Every pound invested receives a unique bond number, and acts as a kind of lottery ticket to win the pooled interest. Bonds must be held for one calendar month before they are eligible for a prize draw. Bonds eligible for the July draw were purchased in May.
Money going into premium bonds jumped in March, when savers purchased £1.2bn in new bonds, compared with just £283m in February. In April, the figure rose to £1.6bn. Since July 2019 the total premium bond pot has risen 11.4 per cent or £9.2bn.
The odds of winning the monthly prize are low — roughly 1 in 24,500 according to NS&I — but as interest rates on savings accounts drop close to zero, investors are increasingly happy to forsake interest for a government guarantee and a shot at the jackpot.
In April, NS&I cancelled a move to cut the prize rate from 1.4 per cent to 1.3 per cent, in a bid to support savers.
Thirty-six per cent of investors said that the jackpot was the primary reason they purchased premium bonds, and 30 per cent said that it was because they felt their money was safe, according to a survey by Hargreaves Lansdown.

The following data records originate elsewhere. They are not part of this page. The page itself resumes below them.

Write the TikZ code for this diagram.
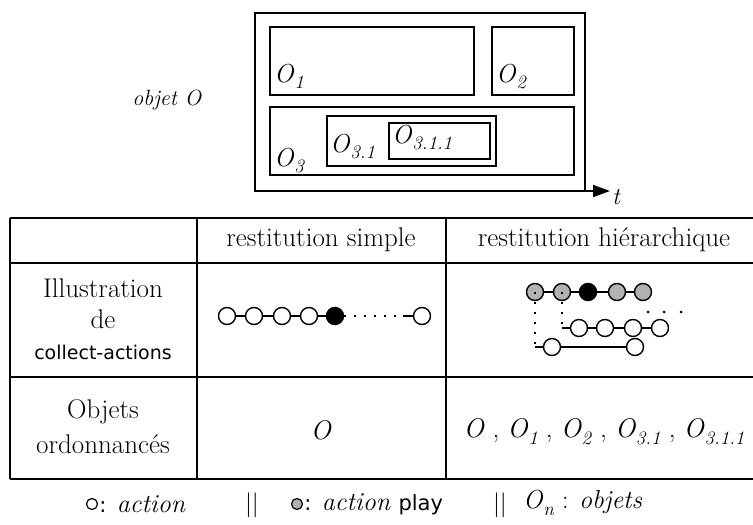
\documentclass[tikz,border=0pt]{standalone}
\usepackage{fontspec}
\usetikzlibrary{arrows.meta}
\newfontfamily\sansdv{DejaVu Sans}
\newcommand{\objsub}[1]{\textit{O}\raisebox{-0.6ex}{\fontsize{19}{22}\selectfont\textit{#1}}}
\tikzstyle{act}=[circle,draw,line width=1.4pt,fill=white,inner sep=0pt,minimum size=17pt]
\tikzstyle{actplay}=[act,fill=black!30]
\tikzstyle{actnow}=[act,fill=black]
\tikzstyle{link}=[line width=1.4pt]
\tikzstyle{dots}=[line width=1.8pt,dash pattern=on 1.8pt off 8.2pt]
\tikzstyle{box}=[draw,line width=1.6pt]
\tikzstyle{lbl}=[inner sep=0pt,anchor=base west,font=\fontsize{26}{30}\selectfont]
\tikzstyle{cell}=[align=center,inner sep=0pt,font=\fontsize{27}{31}\selectfont]

\begin{document}
\begin{tikzpicture}[x=1pt,y=-1pt]
    \useasboundingbox (0,0) rectangle (753,525);
    \draw[box] (255,13) rectangle (585,191);
    \draw[box] (270,27) rectangle (474,95);
    \draw[box] (492,27) rectangle (574,95);
    \draw[box] (270,107) rectangle (574,175);
    \draw[box] (327,116) rectangle (496,166);
    \draw[box] (389,123) rectangle (490,159);
    \coordinate (tstart) at (255,191);
    \coordinate (tend) at (610,191);
    \draw[line width=1.6pt,-{Triangle[length=17pt,width=12pt]}] (tstart) -- (tend);
    \node[lbl,font=\fontsize{24}{28}\selectfont] (tlab) at (612,204) {\textit{t}};
    \node[cell,font=\fontsize{22}{28}\selectfont] (objO) at (167,100) {\textit{objet O}};
    \node[lbl] (o1) at (274,82) {\objsub{1}};
    \node[lbl] (o2) at (496,82) {\objsub{2}};
    \node[lbl] (o3) at (274,166) {\objsub{3}};
    \node[lbl] (o31) at (330,152) {\objsub{3.1}};
    \node[lbl] (o311) at (392,143) {\objsub{3.1.1}};

    \draw[line width=1.7pt] (10,218) -- (753,218) (10,263) -- (753,263) (10,377) -- (753,377) (10,479) -- (753,479);
    \draw[line width=1.7pt] (10,218) -- (10,479) (197,218) -- (197,479) (446,218) -- (446,479);
    \node[cell] (hsimple) at (321,240) {restitution simple};
    \node[cell] (hhier) at (604,240) {restitution hiérarchique};
    \node[cell] (illus) at (103,319) {Illustration\\de\\{\sansdv\fontsize{19}{24}\selectfont collect-actions}};
    \node[cell] (objord) at (103,427) {Objets\\[4pt]ordonnancés};
    \node[cell] (osimple) at (321,430) {\textit{O}};
    \node[cell] (ohier) at (604,432) {\textit{O} , \objsub{1} , \objsub{2} , \objsub{3.1} , \objsub{3.1.1}};

    \foreach \i/\x in {1/227,2/254,3/282,4/309}
      \node[act] (s\i) at (\x,316) {};
    \node[actnow] (s5) at (335,316) {};
    \node[act] (s6) at (422,316) {};
    \coordinate (sgap) at (403,316);
    \draw[link] (s1) -- (s2) -- (s3) -- (s4) -- (s5);
    \draw[dots] (s5) -- (sgap);
    \draw[link] (sgap) -- (s6);

    \node[actplay] (h1) at (535,292) {};
    \node[actplay] (h2) at (562,292) {};
    \node[actnow] (h3) at (588,292) {};
    \node[actplay] (h4) at (617,292) {};
    \node[actplay] (h5) at (643,292) {};
    \foreach \i/\x in {1/579,2/605,3/633,4/660}
      \node[act] (m\i) at (\x,328) {};
    \node[act] (b1) at (552,347) {};
    \node[act] (b2) at (635,347) {};
    \coordinate (mcorner) at (562,328);
    \coordinate (bcorner) at (535,347);
    \draw[link] (h1) -- (h2) -- (h3) -- (h4) -- (h5);
    \draw[link] (mcorner) -- (m1) -- (m2) -- (m3) -- (m4);
    \draw[link] (bcorner) -- (b1) -- (b2);
    \draw[dots] (h1.center) -- (bcorner);
    \draw[dots] (h2.center) -- (mcorner);
    \foreach \x in {648,664,681}
      \fill (\x,312) circle (1.5pt);

    \node[act,minimum size=11pt,line width=1.2pt] (lgact) at (92,504) {};
    \node[cell,anchor=west,font=\fontsize{26}{30}\selectfont] (lgacttxt) at ([xshift=1pt]lgact.east) {{\sansdv\fontsize{21}{24}\selectfont:} \textit{action}};
    \node[cell] (sep1) at (252,505) {$||$};
    \node[actplay,minimum size=11pt,line width=1.2pt] (lgplay) at (297,504) {};
    \node[cell,anchor=west,font=\fontsize{26}{30}\selectfont] (lgplaytxt) at ([xshift=1pt]lgplay.east) {{\sansdv\fontsize{21}{24}\selectfont:} \textit{action} {\sansdv\fontsize{21}{24}\selectfont play}};
    \node[cell] (sep2) at (500,505) {$||$};
    \node[cell,anchor=west,font=\fontsize{26}{30}\selectfont] (lgobj) at (523,503) {\objsub{n} : \textit{objets}};
\end{tikzpicture}
\end{document}
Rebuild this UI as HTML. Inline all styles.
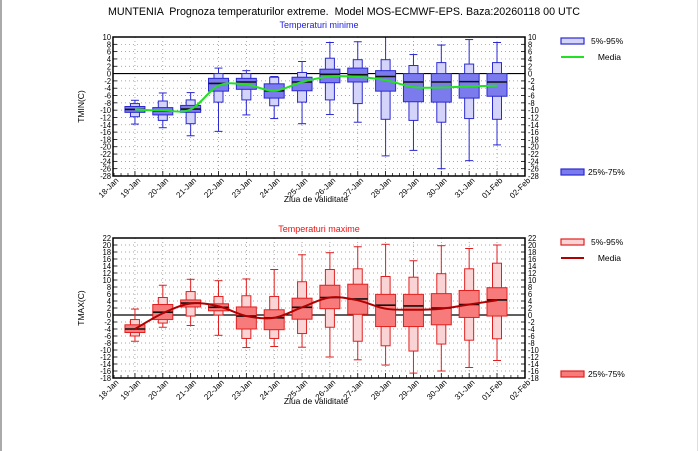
<!DOCTYPE html>
<html><head><meta charset="utf-8"><style>
html,body{margin:0;padding:0;background:#fff}
svg{display:block;font-family:"Liberation Sans",sans-serif}
text{white-space:pre}
</style></head><body>
<svg id="s" width="700" height="451" xmlns="http://www.w3.org/2000/svg">
<rect x="0" y="0" width="700" height="451" fill="#fff"/>
<line x1="1" y1="0" x2="1" y2="451" stroke="#aaa" stroke-width="2"/>
<line x1="697.5" y1="0" x2="697.5" y2="451" stroke="#ddd" stroke-width="1"/>
<text x="108" y="15" font-size="11" textLength="472" lengthAdjust="spacingAndGlyphs" fill="#000">MUNTENIA  Prognoza temperaturilor extreme.  Model MOS-ECMWF-EPS. Baza:20260118 00 UTC</text>
<text x="319" y="28" font-size="9" text-anchor="middle" fill="#2020e0">Temperaturi minime</text>
<text x="319" y="232" font-size="9" text-anchor="middle" fill="#f01010">Temperaturi maxime</text>
<g id="g"></g>
</svg>
<script>
const NS="http://www.w3.org/2000/svg";const g=document.getElementById('g');
function el(t,a,txt){const e=document.createElementNS(NS,t);for(const k in a)e.setAttribute(k,a[k]);if(txt!==undefined)e.textContent=txt;g.appendChild(e);return e;}
const days=["18-Jan","19-Jan","20-Jan","21-Jan","22-Jan","23-Jan","24-Jan","25-Jan","26-Jan","27-Jan","28-Jan","29-Jan","30-Jan","31-Jan","01-Feb","02-Feb"];
const X0=113,X1=525,dx=27.85,x18=107.1;
function dayX(i){return x18+i*dx;}
const tmin=[[-7.3,-13.8,-8.2,-11.8,-9,-10.6,-9.8,-9.8],[-5.3,-14.8,-7.5,-12.8,-9.3,-11.3,-10.3,-10.1],[-5.2,-17,-7.2,-13.7,-8.7,-10.6,-9.7,-9.8],[1.5,-15.8,0,-7.8,-1.3,-4.8,-2.7,-3.3],[0.8,-11.3,0,-7.2,-1.3,-4.3,-2.3,-3],[-0.8,-12.3,-1,-8.8,-2.8,-6.7,-4.7,-4.7],[3.3,-13.7,0.3,-7.8,-1,-4.7,-2.3,-2.3],[8.5,-11.2,4.2,-7.2,1.2,-2.5,-0.2,-0.8],[8.7,-13.3,3.8,-8.2,1.5,-2.3,-0.3,-0.9],[10,-22.5,3.8,-12.5,0.8,-4.8,-0.8,-1.8],[5.2,-21,2.2,-12.8,0,-7.7,-2.3,-3.7],[7.8,-26,3,-13.3,0,-7.8,-2.3,-3.8],[9.3,-23.8,2.6,-12.3,0,-6.7,-2.2,-3.5],[8.5,-19.5,3,-12.5,0,-6.2,-2.3,-3.3]];
const tmax=[[1.7,-7.5,-1.3,-6,-2.8,-5,-4,-4],[8.5,-3.5,5,-2.3,3,-1.3,0.8,0.5],[10.2,-3,6.7,-0.3,4.3,2.3,3.4,3.3],[9.8,-5.8,5.3,0,3.2,1.2,2.2,2.5],[10.3,-9.3,5.5,-6.7,2.3,-4,-0.3,-0.3],[13,-9,5.3,-6.7,1.5,-4.2,-0.8,-0.8],[17.2,-9.2,9.5,-5.3,4.8,-1.2,2.2,2.2],[17.8,-12,13,-3.5,8.5,1.8,5,5],[19.5,-12.8,13.2,-7.5,8.8,0.2,4.6,4.2],[20.2,-14.3,11,-8.8,5.9,-3.3,2.8,1.8],[15.5,-16.6,10.8,-10.3,5.9,-3.3,2.6,1.5],[19.8,-16,11.8,-8.3,6.1,-2.8,2,1.8],[19,-15,13.2,-7.2,7,-0.7,3,3],[20,-13,14.8,-6.8,7.8,-0.3,4.3,4.2]];
function chart(o){
 const {top,bot,vmax,vmin,data,edge,light,dark,meanc,ylab,legY}=o;
 const Y=v=>top+(vmax-v)/(vmax-vmin)*(bot-top);
 for(let v=vmin+2;v<vmax;v+=2)el('line',{x1:X0,x2:X1,y1:Y(v),y2:Y(v),stroke:'#888','stroke-width':0.7,'stroke-dasharray':'1,3'});
 for(let i=1;i<15;i++)el('line',{x1:dayX(i),x2:dayX(i),y1:top,y2:bot,stroke:'#888','stroke-width':0.7,'stroke-dasharray':'1,3'});
 for(let v=vmin;v<=vmax;v+=2){const y=Y(v);
  el('line',{x1:X0,x2:X0+4,y1:y,y2:y,stroke:'#000','stroke-width':0.8});
  el('line',{x1:X1-4,x2:X1,y1:y,y2:y,stroke:'#000','stroke-width':0.8});
  el('text',{x:X0-2,y:y+3,'font-size':8.5,'text-anchor':'end',transform:`translate(${X0-2},0) scale(0.88,1) translate(${-(X0-2)},0)`},String(v));
  el('text',{x:X1+3,y:y+3,'font-size':8.5,transform:`translate(${X1+3},0) scale(0.88,1) translate(${-(X1+3)},0)`},String(v));}
 for(let i=0;i<=15;i++){const x=dayX(i);
  if(x>=X0-0.5){el('line',{x1:x,x2:x,y1:bot,y2:bot-5,stroke:'#000','stroke-width':0.8});}
  for(let k=1;k<4;k++){const xm=x+k*dx/4;if(xm>X0&&xm<X1)el('line',{x1:xm,x2:xm,y1:bot,y2:bot-3,stroke:'#000','stroke-width':0.7});}
  const lx=Math.max(x,X0)+6,ly=bot+5;
  el('text',{x:lx,y:ly,'font-size':8,'text-anchor':'end',transform:`rotate(-45 ${lx} ${ly})`},days[i]);}
 el('line',{x1:X0,x2:X1,y1:Y(0),y2:Y(0),stroke:'#000','stroke-width':1.2});
 data.forEach((d,j)=>{const x=dayX(j+1);
  el('line',{x1:x,x2:x,y1:Y(d[0]),y2:Y(d[1]),stroke:edge,'stroke-width':1});
  el('line',{x1:x-4,x2:x+4,y1:Y(d[0]),y2:Y(d[0]),stroke:edge,'stroke-width':1});
  el('line',{x1:x-4,x2:x+4,y1:Y(d[1]),y2:Y(d[1]),stroke:edge,'stroke-width':1});
  el('rect',{x:x-4.5,y:Y(d[2]),width:9,height:Y(d[3])-Y(d[2]),fill:light,stroke:edge,'stroke-width':1});
  el('rect',{x:x-10,y:Y(d[4]),width:20,height:Y(d[5])-Y(d[4]),fill:dark,stroke:edge,'stroke-width':1});
  el('line',{x1:x-10,x2:x+10,y1:Y(d[6]),y2:Y(d[6]),stroke:'#111','stroke-width':1.6});
 });
 const p=data.map((d,j)=>[dayX(j+1),Y(d[7])]);let s=`M${p[0][0]},${p[0][1]}`;
 for(let i=0;i<p.length-1;i++){const a=p[Math.max(i-1,0)],b=p[i],c=p[i+1],e=p[Math.min(i+2,p.length-1)];
  s+=`C${b[0]+(c[0]-a[0])/6},${b[1]+(c[1]-a[1])/6} ${c[0]-(e[0]-b[0])/6},${c[1]-(e[1]-b[1])/6} ${c[0]},${c[1]}`;}
 el('path',{d:s,fill:'none',stroke:meanc,'stroke-width':2});
 el('rect',{x:X0,y:top,width:X1-X0,height:bot-top,fill:'none',stroke:'#000','stroke-width':1.5});
 const cy=(top+bot)/2;
 el('text',{x:84,y:cy,'font-size':8.5,'text-anchor':'middle',transform:`rotate(-90 84 ${cy})`},ylab);
 el('text',{x:316,y:bot+26,'font-size':8.5,'text-anchor':'middle'},'Ziua de validitate');
 el('rect',{x:561,y:legY[0]-3,width:23,height:6,fill:light,stroke:edge,'stroke-width':1.2});
 el('text',{x:591,y:legY[0]+3,'font-size':8.5},'5%-95%');
 el('line',{x1:561,x2:584,y1:legY[1],y2:legY[1],stroke:meanc,'stroke-width':2});
 el('text',{x:621,y:legY[1]+3,'font-size':8.5,'text-anchor':'end'},'Media');
 el('rect',{x:561,y:legY[2]-3,width:23,height:6,fill:dark,stroke:edge,'stroke-width':1.2});
 el('text',{x:588,y:legY[2]+3,'font-size':8.5},'25%-75%');
}
chart({top:37,bot:176,vmax:10,vmin:-28,data:tmin,edge:'#2a2ad0',light:'#d4d4fa',dark:'#7b7bee',meanc:'#22e022',ylab:'TMIN(C)',legY:[41,57,172]});
chart({top:238,bot:378,vmax:22,vmin:-18,data:tmax,edge:'#e02020',light:'#fad4d4',dark:'#f77b7b',meanc:'#b00000',ylab:'TMAX(C)',legY:[242,258,374]});
</script>
</body></html>
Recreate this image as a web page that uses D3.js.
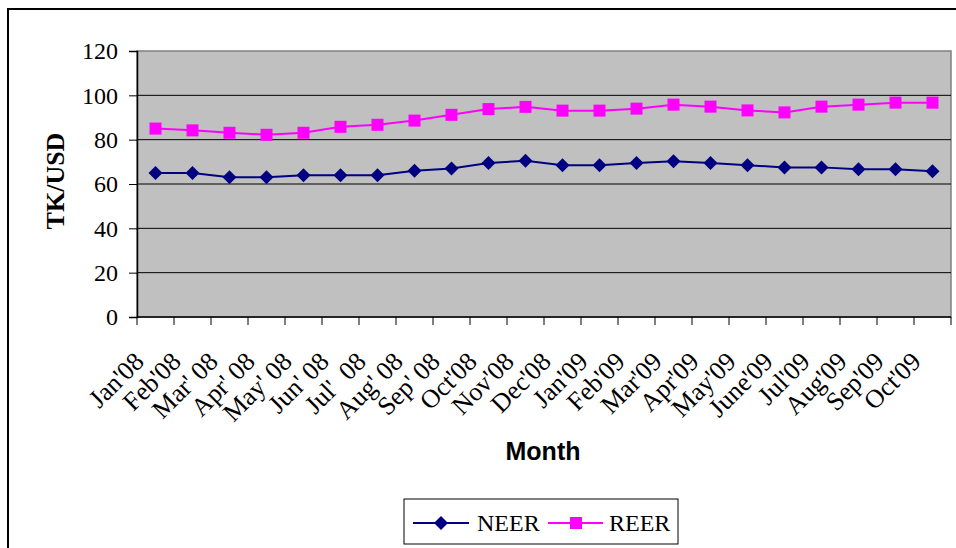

“The downside of premium bonds is that they don’t offer interest, so in months when you don’t win anything, you make nothing on your cash,” said Ms Coles. “When interest rates on easy access accounts are so low, more people will think it’s a price worth paying.”
Because of numerous small cash prizes, some investors find that their premium bond investment nets about the same as an interest-accruing savings account. Moira O’Neill, head of personal finance at investment platform Interactive Investor, said that when a paused construction project left her with cash on hand, she decided to keep it safe in premium bonds. “The first two draws have returned me prizes equivalent to 0.2 per cent interest, so I feel vindicated,” she said.
NS&I said it had been experiencing heavy traffic, which occasionally left savers waiting to buy bonds. Investors said they had been held in virtual queues for the first time, which the savings provider said it used when it receives a high volume of requests.
Financial advisers say premium bonds can be a good solution for investors who need to keep cash on hand. “It’s a reasonable place to hold your emergency funds if you’re going to spend that money in the next year or so,” said Phillip Wise, a wealth manager with financial planner Informed Choice. But he cautioned that investors must remember that they are not investments, and be willing to draw on that cash before touching their capital in brokerage accounts.
Last week NS&I raised its financial target for 2020-21 from £6bn to £35bn, after experiencing a 145 per cent increase in gross inflows in the first three months of this year, compared with the first quarter last year. Analysts predicted that this could put pressure on other savings providers to increase their interest rates, spelling good news for retail investors.